Restate the whole of the material. Keep every word, and drop the pictures.
** start **
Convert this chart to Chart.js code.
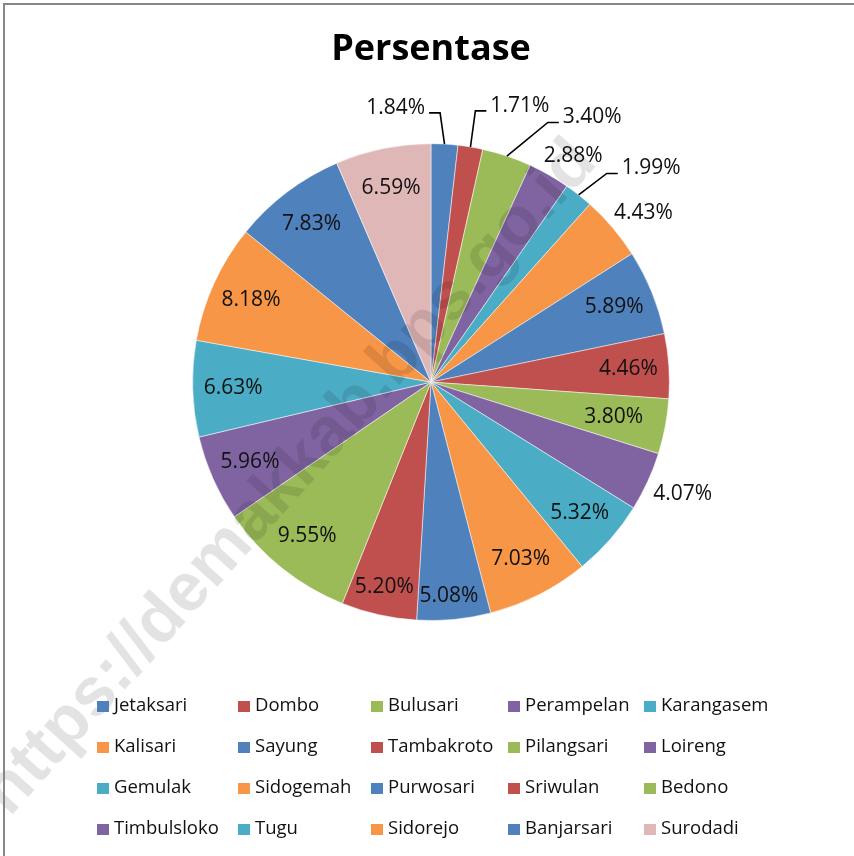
<!DOCTYPE html>
<html>
<head>
<meta charset="utf-8">
<script src="https://cdn.jsdelivr.net/npm/chart.js@4.4.0/dist/chart.umd.min.js"></script>
<style>
  body { margin: 0; background: #fff; }
  #wrap { position: relative; width: 854px; height: 856px; overflow: hidden; }
  #frame { position: absolute; left: 3px; top: 3px; width: 1000px; height: 1000px; border: 2px solid #878787; }
  #legend { position: absolute; left: 0; top: 0; width: 854px; height: 856px; pointer-events: none;
            font-family: "Open Sans", sans-serif; font-size: 18.5px; color: #111; }
  .item { position: absolute; white-space: nowrap; line-height: 20px; }
  .box { display: inline-block; width: 12px; height: 11px; margin-right: 5px; vertical-align: -1px; }
</style>
</head>
<body>
<div id="wrap">
  <div id="frame"></div>
  <canvas id="pie" width="854" height="856"></canvas>
  <div id="legend"></div>
</div>
<script>
// data
var villages = ["Jetaksari", "Dombo", "Bulusari", "Perampelan", "Karangasem",
  "Kalisari", "Sayung", "Tambakroto", "Pilangsari", "Loireng",
  "Gemulak", "Sidogemah", "Purwosari", "Sriwulan", "Bedono",
  "Timbulsloko", "Tugu", "Sidorejo", "Banjarsari", "Surodadi"];
var percent = [1.84, 1.71, 3.40, 2.88, 1.99,
  4.43, 5.89, 4.46, 3.80, 4.07,
  5.32, 7.03, 5.08, 5.20, 9.55,
  5.96, 6.63, 8.18, 7.83, 6.59];

var blue = "#4F81BD", red = "#C0504D", green = "#9BBB59", purple = "#8064A2",
    cyan = "#4BACC6", orange = "#F79646", pink = "#E0B7B7";
var colors = [blue, red, green, purple, cyan,
  orange, blue, red, green, purple,
  cyan, orange, blue, red, green,
  purple, cyan, orange, blue, pink];

// label placement: r = distance as part of the radius, da = angle shift (deg), leader = draw a line
var labelPlace = {
  0: { r: 1.16, da: -10.6, leader: "left" },
  1: { r: 1.217, da: 8.3, leader: "right" },
  2: { r: 1.30, da: 12.8, leader: "right" },
  3: { r: 1.12, da: 2.5 },
  4: { r: 1.287, da: 7.6, leader: "right" },
  5: { r: 1.14, da: 1.8 },
  8: { r: 0.78, da: 0 },
  9: { r: 1.155, da: -0.7 },
  12: { r: 0.90, da: 0.7 },
  13: { r: 0.88, da: 0.2 }
};

// percentage labels
var pieLabels = {
  id: "pieLabels",
  afterDatasetsDraw: function(chart) {
    var ctx = chart.ctx;
    var arcs = chart.getDatasetMeta(0).data;
    ctx.save();
    ctx.font = '21px "Open Sans", sans-serif';
    ctx.fillStyle = "#111";
    ctx.textAlign = "center";
    ctx.textBaseline = "middle";
    arcs.forEach(function(arc, i) {
      var p = labelPlace[i] || { r: 0.83, da: 0 };
      var mid = (arc.startAngle + arc.endAngle) / 2;
      var R = arc.outerRadius;
      var a = mid + p.da * Math.PI / 180;
      var tx = arc.x + Math.cos(a) * R * p.r;
      var ty = arc.y + Math.sin(a) * R * p.r;
      var txt = percent[i].toFixed(2) + "%";
      ctx.fillText(txt, tx, ty);
      if (p.leader) {
        var w = ctx.measureText(txt).width;
        var dir = p.leader === "left" ? 1 : -1;
        var edgeX = tx + dir * w / 2;
        var ly = ty + 5;
        ctx.beginPath();
        ctx.lineWidth = 1.6;
        ctx.strokeStyle = "#000";
        ctx.moveTo(arc.x + Math.cos(mid) * R, arc.y + Math.sin(mid) * R);
        ctx.lineTo(edgeX + dir * 15, ly);
        ctx.lineTo(edgeX + dir * 4, ly);
        ctx.stroke();
      }
    });
    ctx.restore();
  }
};

// watermark
var watermark = {
  id: "watermark",
  afterDraw: function(chart) {
    var ctx = chart.ctx;
    ctx.save();
    ctx.translate(290, 478);
    ctx.rotate(-48 * Math.PI / 180);
    ctx.font = 'bold 68px "Liberation Sans", Arial, sans-serif';
    ctx.fillStyle = "rgba(0,0,0,0.11)";
    ctx.textAlign = "center";
    ctx.textBaseline = "middle";
    ctx.fillText("https://demakkab.bps.go.id", 0, 0);
    ctx.restore();
  }
};

new Chart(document.getElementById("pie"), {
  type: "pie",
  data: {
    labels: villages,
    datasets: [{
      data: percent,
      backgroundColor: colors,
      borderColor: "rgba(255,255,255,0.5)",
      borderWidth: 1
    }]
  },
  options: {
    responsive: false,
    animation: false,
    layout: { padding: { left: 192, right: 184, top: 0, bottom: 235 } },
    plugins: {
      legend: { display: false },
      tooltip: { enabled: false },
      title: {
        display: true,
        text: "Persentase",
        color: "#000",
        font: { family: '"Open Sans", sans-serif', size: 36, weight: "bold", lineHeight: 1.2 },
        padding: { top: 28, bottom: 72 }
      }
    }
  },
  plugins: [pieLabels, watermark]
});

// legend, 5 columns x 4 rows
var colX = [97, 238, 371, 508, 644];
var rowY = [705, 746, 787, 828];
var legend = document.getElementById("legend");
villages.forEach(function(name, i) {
  var d = document.createElement("div");
  d.className = "item";
  d.style.left = colX[i % 5] + "px";
  d.style.top = (rowY[Math.floor(i / 5)] - 11) + "px";
  d.innerHTML = '<span class="box" style="background:' + colors[i] + '"></span>' + name;
  legend.appendChild(d);
});
</script>
</body>
</html>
** end **
### [WRITTEN SOLUTION]
Convert this chart to Chart.js code.
<!DOCTYPE html>
<html>
<head>
<meta charset="utf-8">
<script src="https://cdn.jsdelivr.net/npm/chart.js@4.4.0/dist/chart.umd.min.js"></script>
<style>
  body { margin: 0; background: #fff; }
  #wrap { position: relative; width: 854px; height: 856px; overflow: hidden; }
  #frame { position: absolute; left: 3px; top: 3px; width: 1000px; height: 1000px; border: 2px solid #878787; }
  #legend { position: absolute; left: 0; top: 0; width: 854px; height: 856px; pointer-events: none;
            font-family: "Open Sans", sans-serif; font-size: 18.5px; color: #111; }
  .item { position: absolute; white-space: nowrap; line-height: 20px; }
  .box { display: inline-block; width: 12px; height: 11px; margin-right: 5px; vertical-align: -1px; }
</style>
</head>
<body>
<div id="wrap">
  <div id="frame"></div>
  <canvas id="pie" width="854" height="856"></canvas>
  <div id="legend"></div>
</div>
<script>
// data
var villages = ["Jetaksari", "Dombo", "Bulusari", "Perampelan", "Karangasem",
  "Kalisari", "Sayung", "Tambakroto", "Pilangsari", "Loireng",
  "Gemulak", "Sidogemah", "Purwosari", "Sriwulan", "Bedono",
  "Timbulsloko", "Tugu", "Sidorejo", "Banjarsari", "Surodadi"];
var percent = [1.84, 1.71, 3.40, 2.88, 1.99,
  4.43, 5.89, 4.46, 3.80, 4.07,
  5.32, 7.03, 5.08, 5.20, 9.55,
  5.96, 6.63, 8.18, 7.83, 6.59];

var blue = "#4F81BD", red = "#C0504D", green = "#9BBB59", purple = "#8064A2",
    cyan = "#4BACC6", orange = "#F79646", pink = "#E0B7B7";
var colors = [blue, red, green, purple, cyan,
  orange, blue, red, green, purple,
  cyan, orange, blue, red, green,
  purple, cyan, orange, blue, pink];

// label placement: r = distance as part of the radius, da = angle shift (deg), leader = draw a line
var labelPlace = {
  0: { r: 1.16, da: -10.6, leader: "left" },
  1: { r: 1.217, da: 8.3, leader: "right" },
  2: { r: 1.30, da: 12.8, leader: "right" },
  3: { r: 1.12, da: 2.5 },
  4: { r: 1.287, da: 7.6, leader: "right" },
  5: { r: 1.14, da: 1.8 },
  8: { r: 0.78, da: 0 },
  9: { r: 1.155, da: -0.7 },
  12: { r: 0.90, da: 0.7 },
  13: { r: 0.88, da: 0.2 }
};

// percentage labels
var pieLabels = {
  id: "pieLabels",
  afterDatasetsDraw: function(chart) {
    var ctx = chart.ctx;
    var arcs = chart.getDatasetMeta(0).data;
    ctx.save();
    ctx.font = '21px "Open Sans", sans-serif';
    ctx.fillStyle = "#111";
    ctx.textAlign = "center";
    ctx.textBaseline = "middle";
    arcs.forEach(function(arc, i) {
      var p = labelPlace[i] || { r: 0.83, da: 0 };
      var mid = (arc.startAngle + arc.endAngle) / 2;
      var R = arc.outerRadius;
      var a = mid + p.da * Math.PI / 180;
      var tx = arc.x + Math.cos(a) * R * p.r;
      var ty = arc.y + Math.sin(a) * R * p.r;
      var txt = percent[i].toFixed(2) + "%";
      ctx.fillText(txt, tx, ty);
      if (p.leader) {
        var w = ctx.measureText(txt).width;
        var dir = p.leader === "left" ? 1 : -1;
        var edgeX = tx + dir * w / 2;
        var ly = ty + 5;
        ctx.beginPath();
        ctx.lineWidth = 1.6;
        ctx.strokeStyle = "#000";
        ctx.moveTo(arc.x + Math.cos(mid) * R, arc.y + Math.sin(mid) * R);
        ctx.lineTo(edgeX + dir * 15, ly);
        ctx.lineTo(edgeX + dir * 4, ly);
        ctx.stroke();
      }
    });
    ctx.restore();
  }
};

// watermark
var watermark = {
  id: "watermark",
  afterDraw: function(chart) {
    var ctx = chart.ctx;
    ctx.save();
    ctx.translate(290, 478);
    ctx.rotate(-48 * Math.PI / 180);
    ctx.font = 'bold 68px "Liberation Sans", Arial, sans-serif';
    ctx.fillStyle = "rgba(0,0,0,0.11)";
    ctx.textAlign = "center";
    ctx.textBaseline = "middle";
    ctx.fillText("https://demakkab.bps.go.id", 0, 0);
    ctx.restore();
  }
};

new Chart(document.getElementById("pie"), {
  type: "pie",
  data: {
    labels: villages,
    datasets: [{
      data: percent,
      backgroundColor: colors,
      borderColor: "rgba(255,255,255,0.5)",
      borderWidth: 1
    }]
  },
  options: {
    responsive: false,
    animation: false,
    layout: { padding: { left: 192, right: 184, top: 0, bottom: 235 } },
    plugins: {
      legend: { display: false },
      tooltip: { enabled: false },
      title: {
        display: true,
        text: "Persentase",
        color: "#000",
        font: { family: '"Open Sans", sans-serif', size: 36, weight: "bold", lineHeight: 1.2 },
        padding: { top: 28, bottom: 72 }
      }
    }
  },
  plugins: [pieLabels, watermark]
});

// legend, 5 columns x 4 rows
var colX = [97, 238, 371, 508, 644];
var rowY = [705, 746, 787, 828];
var legend = document.getElementById("legend");
villages.forEach(function(name, i) {
  var d = document.createElement("div");
  d.className = "item";
  d.style.left = colX[i % 5] + "px";
  d.style.top = (rowY[Math.floor(i / 5)] - 11) + "px";
  d.innerHTML = '<span class="box" style="background:' + colors[i] + '"></span>' + name;
  legend.appendChild(d);
});
</script>
</body>
</html>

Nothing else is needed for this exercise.